------ Material
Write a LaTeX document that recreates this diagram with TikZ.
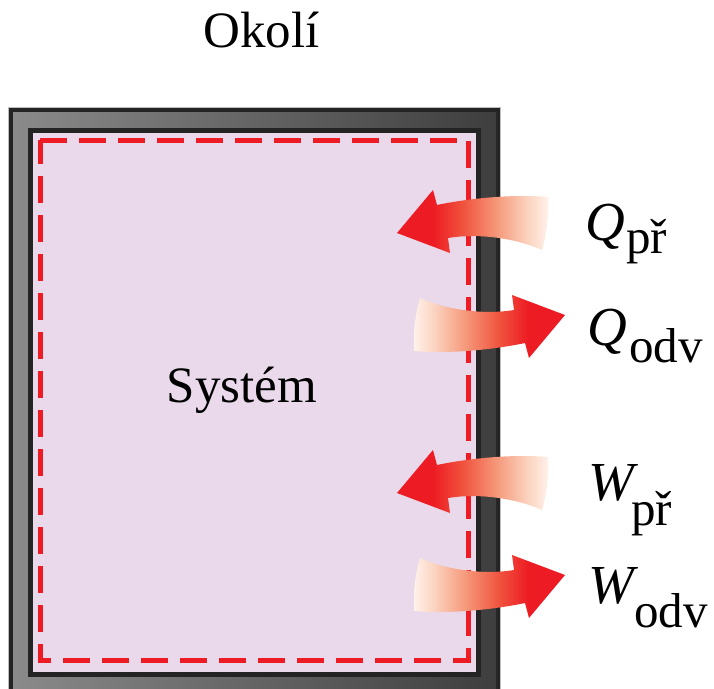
\documentclass[tikz,border=0pt]{standalone}
\usepackage{fontspec}
\setmainfont{Liberation Serif}
\definecolor{arrred}{HTML}{ED1C24}
\definecolor{arrA}{HTML}{F0553F}
\definecolor{arrB}{HTML}{F59A7C}
\definecolor{arrC}{HTML}{FBD3C0}
\definecolor{arrD}{HTML}{FFF3EC}
\definecolor{pinkbg}{HTML}{E9D9EA}
\definecolor{framedark}{HTML}{242424}
\definecolor{framelight}{HTML}{BDBDBD}
\definecolor{frameL}{HTML}{8A8A8A}
\definecolor{frameR}{HTML}{3E3E3E}
\pgfdeclarehorizontalshading{inshade}{100bp}{color(0bp)=(arrred); color(37bp)=(arrred); color(47bp)=(arrA); color(58bp)=(arrB); color(68bp)=(arrC); color(75bp)=(arrD); color(100bp)=(arrD)}
\pgfdeclarehorizontalshading{outshade}{100bp}{color(0bp)=(arrD); color(25bp)=(arrD); color(32bp)=(arrC); color(42bp)=(arrB); color(53bp)=(arrA); color(63bp)=(arrred); color(100bp)=(arrred)}
\tikzset{
  bigtxt/.style={inner sep=0pt, font=\fontsize{51}{60}\selectfont},
  symtxt/.style={inner sep=0pt, anchor=base west, font=\fontsize{55}{64}\selectfont\itshape},
  subtxt/.style={inner sep=0pt, anchor=base west, font=\fontsize{49}{58}\selectfont},
  inarrow/.style={shading=inshade},
  outarrow/.style={shading=outshade}
}
\begin{document}
\begin{tikzpicture}[x=1pt,y=-1pt]
\useasboundingbox (0,0) rectangle (714,688);
% frame
\fill[framedark, draw=framelight, line width=1pt] (8.5,107.5) rectangle (500.5,720);
\fill[left color=frameL, right color=frameR] (13,112) rectangle (496,716);
\fill[framedark] (28,128) rectangle (481,677);
\fill[pinkbg] (33,133) rectangle (476,672);
\draw[arrred, line width=5pt, dash pattern=on 27pt off 12pt, line cap=butt, line join=miter]
  (40,140) -- (468,140) -- (468,660) -- (40,660) -- cycle;
% arrows
\foreach \dy in {0,260}{
  \begin{scope}[shift={(0,\dy)}]
    \shade[inarrow] (397,233) -- (433,190) -- (437,205)
      .. controls (470,198) and (515,194) .. (548,197)
      .. controls (549,215) and (547,233) .. (542,250)
      .. controls (515,238) and (478,233) .. (448,238)
      -- (450,253) -- cycle;
    \shade[outarrow] (565,315) -- (529,358) -- (525,343)
      .. controls (492,350) and (447,354) .. (414,351)
      .. controls (413,333) and (415,315) .. (420,298)
      .. controls (447,310) and (484,315) .. (514,310)
      -- (512,295) -- cycle;
  \end{scope}
}
% texts
\node[bigtxt, anchor=base] (okoli) at (261.5,47) {Okolí};
\node[bigtxt, anchor=base] (system) at (242,402) {Systém};
\node[symtxt] (qpr) at (585,240) {Q};
\node[subtxt] (qprs) at (626,253) {př};
\node[symtxt] (qodv) at (587,345) {Q};
\node[subtxt] (qodvs) at (629,362) {odv};
\node[symtxt] (wpr) at (588,500) {W};
\node[subtxt] (wprs) at (631,525) {př};
\node[symtxt] (wodv) at (588,603) {W};
\node[subtxt] (wodvs) at (634,627) {odv};
\end{tikzpicture}
\end{document}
------------
**Goal of the exercise:**
Extract all the data above exactly, excluding every picture.

**Full solution:**
Write a LaTeX document that recreates this diagram with TikZ.
\documentclass[tikz,border=0pt]{standalone}
\usepackage{fontspec}
\setmainfont{Liberation Serif}
\definecolor{arrred}{HTML}{ED1C24}
\definecolor{arrA}{HTML}{F0553F}
\definecolor{arrB}{HTML}{F59A7C}
\definecolor{arrC}{HTML}{FBD3C0}
\definecolor{arrD}{HTML}{FFF3EC}
\definecolor{pinkbg}{HTML}{E9D9EA}
\definecolor{framedark}{HTML}{242424}
\definecolor{framelight}{HTML}{BDBDBD}
\definecolor{frameL}{HTML}{8A8A8A}
\definecolor{frameR}{HTML}{3E3E3E}
\pgfdeclarehorizontalshading{inshade}{100bp}{color(0bp)=(arrred); color(37bp)=(arrred); color(47bp)=(arrA); color(58bp)=(arrB); color(68bp)=(arrC); color(75bp)=(arrD); color(100bp)=(arrD)}
\pgfdeclarehorizontalshading{outshade}{100bp}{color(0bp)=(arrD); color(25bp)=(arrD); color(32bp)=(arrC); color(42bp)=(arrB); color(53bp)=(arrA); color(63bp)=(arrred); color(100bp)=(arrred)}
\tikzset{
  bigtxt/.style={inner sep=0pt, font=\fontsize{51}{60}\selectfont},
  symtxt/.style={inner sep=0pt, anchor=base west, font=\fontsize{55}{64}\selectfont\itshape},
  subtxt/.style={inner sep=0pt, anchor=base west, font=\fontsize{49}{58}\selectfont},
  inarrow/.style={shading=inshade},
  outarrow/.style={shading=outshade}
}
\begin{document}
\begin{tikzpicture}[x=1pt,y=-1pt]
\useasboundingbox (0,0) rectangle (714,688);
% frame
\fill[framedark, draw=framelight, line width=1pt] (8.5,107.5) rectangle (500.5,720);
\fill[left color=frameL, right color=frameR] (13,112) rectangle (496,716);
\fill[framedark] (28,128) rectangle (481,677);
\fill[pinkbg] (33,133) rectangle (476,672);
\draw[arrred, line width=5pt, dash pattern=on 27pt off 12pt, line cap=butt, line join=miter]
  (40,140) -- (468,140) -- (468,660) -- (40,660) -- cycle;
% arrows
\foreach \dy in {0,260}{
  \begin{scope}[shift={(0,\dy)}]
    \shade[inarrow] (397,233) -- (433,190) -- (437,205)
      .. controls (470,198) and (515,194) .. (548,197)
      .. controls (549,215) and (547,233) .. (542,250)
      .. controls (515,238) and (478,233) .. (448,238)
      -- (450,253) -- cycle;
    \shade[outarrow] (565,315) -- (529,358) -- (525,343)
      .. controls (492,350) and (447,354) .. (414,351)
      .. controls (413,333) and (415,315) .. (420,298)
      .. controls (447,310) and (484,315) .. (514,310)
      -- (512,295) -- cycle;
  \end{scope}
}
% texts
\node[bigtxt, anchor=base] (okoli) at (261.5,47) {Okolí};
\node[bigtxt, anchor=base] (system) at (242,402) {Systém};
\node[symtxt] (qpr) at (585,240) {Q};
\node[subtxt] (qprs) at (626,253) {př};
\node[symtxt] (qodv) at (587,345) {Q};
\node[subtxt] (qodvs) at (629,362) {odv};
\node[symtxt] (wpr) at (588,500) {W};
\node[subtxt] (wprs) at (631,525) {př};
\node[symtxt] (wodv) at (588,603) {W};
\node[subtxt] (wodvs) at (634,627) {odv};
\end{tikzpicture}
\end{document}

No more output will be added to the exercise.